First, different boostrap samples will typically ignore different subsets of the original data. Hence, provided your learning technique (model training) does not use a single or too few bootstrap samples, no GIVEN part of your dataset will be SYSTEMATICALLY ignored. In other words, many bootstrap sample will still cover all your original data records.

Second, missing records are an opportunity rather than a hindrance. We call them out of bag (or OOB) observations.

So, because, we know , when we build each tree based on some given bootstrap sample, which observations are OOB, why not, on the fly, doing a prediction? The idea here is to say: look, I have not use this record (say \(i=3\)) during construction/training of the present model (say based on bootstrap replicate number \(b\)), so it is fair to treat this as a ‘testing’ set of covariates (i.e. we use all the predictors \(x_i\) of record \(i\)) and apply my model \(\tau_b\) to do a prediction and compare the prediction to the truth, so that I have an idea of the prediction error made by my model.

This is almost correct but there is a flaw. We must do the prediction with the TEAM (the forest), and not with a single tree!

Therefore we slightly amend the method. We collect all the trees \(b \in B(i)\) that did not see record \(i\) as a training record, and we make an ensemble prediction over this sub-forest.

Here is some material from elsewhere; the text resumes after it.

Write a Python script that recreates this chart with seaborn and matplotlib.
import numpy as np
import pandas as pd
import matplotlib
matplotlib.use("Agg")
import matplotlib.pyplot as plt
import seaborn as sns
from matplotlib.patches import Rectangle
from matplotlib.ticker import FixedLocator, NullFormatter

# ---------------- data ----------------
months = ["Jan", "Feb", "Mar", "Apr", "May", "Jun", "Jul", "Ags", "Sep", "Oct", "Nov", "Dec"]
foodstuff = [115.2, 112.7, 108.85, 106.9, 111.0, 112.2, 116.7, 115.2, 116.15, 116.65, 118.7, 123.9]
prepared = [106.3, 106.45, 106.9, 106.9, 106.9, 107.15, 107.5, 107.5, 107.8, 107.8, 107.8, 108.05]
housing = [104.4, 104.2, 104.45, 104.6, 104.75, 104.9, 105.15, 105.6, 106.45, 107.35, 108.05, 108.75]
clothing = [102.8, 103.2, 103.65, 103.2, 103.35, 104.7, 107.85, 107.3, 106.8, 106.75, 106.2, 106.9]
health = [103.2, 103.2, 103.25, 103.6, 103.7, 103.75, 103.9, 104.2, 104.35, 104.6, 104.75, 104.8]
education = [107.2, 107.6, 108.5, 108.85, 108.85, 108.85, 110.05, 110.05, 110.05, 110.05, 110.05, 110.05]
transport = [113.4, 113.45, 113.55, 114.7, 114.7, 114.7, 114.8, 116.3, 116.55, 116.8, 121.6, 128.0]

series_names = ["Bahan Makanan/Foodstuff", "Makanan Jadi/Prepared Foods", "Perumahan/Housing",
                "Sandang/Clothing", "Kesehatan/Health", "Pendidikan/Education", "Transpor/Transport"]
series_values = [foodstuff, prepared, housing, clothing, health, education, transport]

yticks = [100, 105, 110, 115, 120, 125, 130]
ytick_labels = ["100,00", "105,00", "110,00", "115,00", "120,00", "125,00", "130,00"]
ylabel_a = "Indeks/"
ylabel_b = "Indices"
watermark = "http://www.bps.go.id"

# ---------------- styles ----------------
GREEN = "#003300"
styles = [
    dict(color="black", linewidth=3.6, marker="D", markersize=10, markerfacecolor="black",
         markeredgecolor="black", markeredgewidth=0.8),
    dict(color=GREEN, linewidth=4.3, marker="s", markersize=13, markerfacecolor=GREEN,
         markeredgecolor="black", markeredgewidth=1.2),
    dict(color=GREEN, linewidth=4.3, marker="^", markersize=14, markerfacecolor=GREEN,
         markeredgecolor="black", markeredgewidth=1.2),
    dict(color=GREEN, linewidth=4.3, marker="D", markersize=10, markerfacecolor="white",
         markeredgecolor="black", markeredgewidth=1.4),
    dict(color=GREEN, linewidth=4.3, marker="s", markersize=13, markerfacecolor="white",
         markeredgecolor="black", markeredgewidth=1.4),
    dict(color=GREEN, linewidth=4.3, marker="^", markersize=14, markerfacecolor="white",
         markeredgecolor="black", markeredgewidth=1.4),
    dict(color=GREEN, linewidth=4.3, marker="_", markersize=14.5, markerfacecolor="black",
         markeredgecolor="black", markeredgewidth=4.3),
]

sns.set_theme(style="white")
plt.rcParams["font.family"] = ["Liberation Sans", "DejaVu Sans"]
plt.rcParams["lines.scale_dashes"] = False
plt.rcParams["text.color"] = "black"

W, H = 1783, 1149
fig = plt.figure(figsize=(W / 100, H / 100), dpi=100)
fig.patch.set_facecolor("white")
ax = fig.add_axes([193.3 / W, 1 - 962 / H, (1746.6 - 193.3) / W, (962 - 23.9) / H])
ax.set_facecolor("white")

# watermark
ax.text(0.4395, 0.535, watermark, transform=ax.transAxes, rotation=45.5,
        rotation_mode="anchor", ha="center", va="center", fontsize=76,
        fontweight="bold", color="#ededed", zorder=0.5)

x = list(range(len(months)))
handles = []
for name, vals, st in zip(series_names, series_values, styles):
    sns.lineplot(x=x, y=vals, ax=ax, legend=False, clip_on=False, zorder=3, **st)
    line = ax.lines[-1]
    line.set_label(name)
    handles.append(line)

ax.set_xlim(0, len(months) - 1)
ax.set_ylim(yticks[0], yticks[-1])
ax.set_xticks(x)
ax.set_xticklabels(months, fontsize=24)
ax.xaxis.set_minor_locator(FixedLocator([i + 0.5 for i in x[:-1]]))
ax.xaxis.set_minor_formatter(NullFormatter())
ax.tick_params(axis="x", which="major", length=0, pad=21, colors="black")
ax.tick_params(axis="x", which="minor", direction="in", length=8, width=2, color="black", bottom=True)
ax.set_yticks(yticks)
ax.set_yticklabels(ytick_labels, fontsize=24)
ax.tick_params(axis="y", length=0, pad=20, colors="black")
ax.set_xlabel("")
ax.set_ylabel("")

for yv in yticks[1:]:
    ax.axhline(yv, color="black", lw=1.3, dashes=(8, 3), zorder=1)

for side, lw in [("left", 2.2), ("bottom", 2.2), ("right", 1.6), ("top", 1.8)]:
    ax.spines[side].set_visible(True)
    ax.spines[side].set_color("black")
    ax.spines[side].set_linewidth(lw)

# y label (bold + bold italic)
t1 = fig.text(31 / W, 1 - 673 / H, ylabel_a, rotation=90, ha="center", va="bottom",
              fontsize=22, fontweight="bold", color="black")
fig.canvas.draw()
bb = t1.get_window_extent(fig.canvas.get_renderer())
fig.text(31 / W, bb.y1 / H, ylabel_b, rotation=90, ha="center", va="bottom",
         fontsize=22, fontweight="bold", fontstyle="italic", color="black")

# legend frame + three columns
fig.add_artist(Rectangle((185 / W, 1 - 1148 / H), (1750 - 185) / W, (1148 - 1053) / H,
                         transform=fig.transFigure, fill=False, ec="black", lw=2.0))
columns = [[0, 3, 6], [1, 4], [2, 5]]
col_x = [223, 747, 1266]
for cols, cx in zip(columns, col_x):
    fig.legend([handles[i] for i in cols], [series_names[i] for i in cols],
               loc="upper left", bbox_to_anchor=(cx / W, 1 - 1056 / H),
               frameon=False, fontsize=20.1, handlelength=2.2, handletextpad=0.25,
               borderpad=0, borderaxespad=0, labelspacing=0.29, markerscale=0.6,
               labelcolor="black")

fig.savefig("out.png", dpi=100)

This is equivalent to applying randomforest to a subset of trees. Prediction works by choosing the response that collects the largest number of votes, as in RF.

So we get a misclassification rate for the response \(Y(i)\). And by collecting (averaging) all these misclassification rates, we get a total measure of error for the overall RF model, which is called OOB-error rate.

To summarize, we have described the procedure proposed by Leo Breiman to evaluate the performance of RandomForest right at fitting time. This idea is simple and very elegant because a single call to the randomforest fitting function returns also the OOB error rate, without any need for validation.

The OOB-misclassification rate is a valid measure of test error for the bagged model.
The OOB misclassification rate will typically be close, but not identical, to the misclassificaton rate on an independent test set.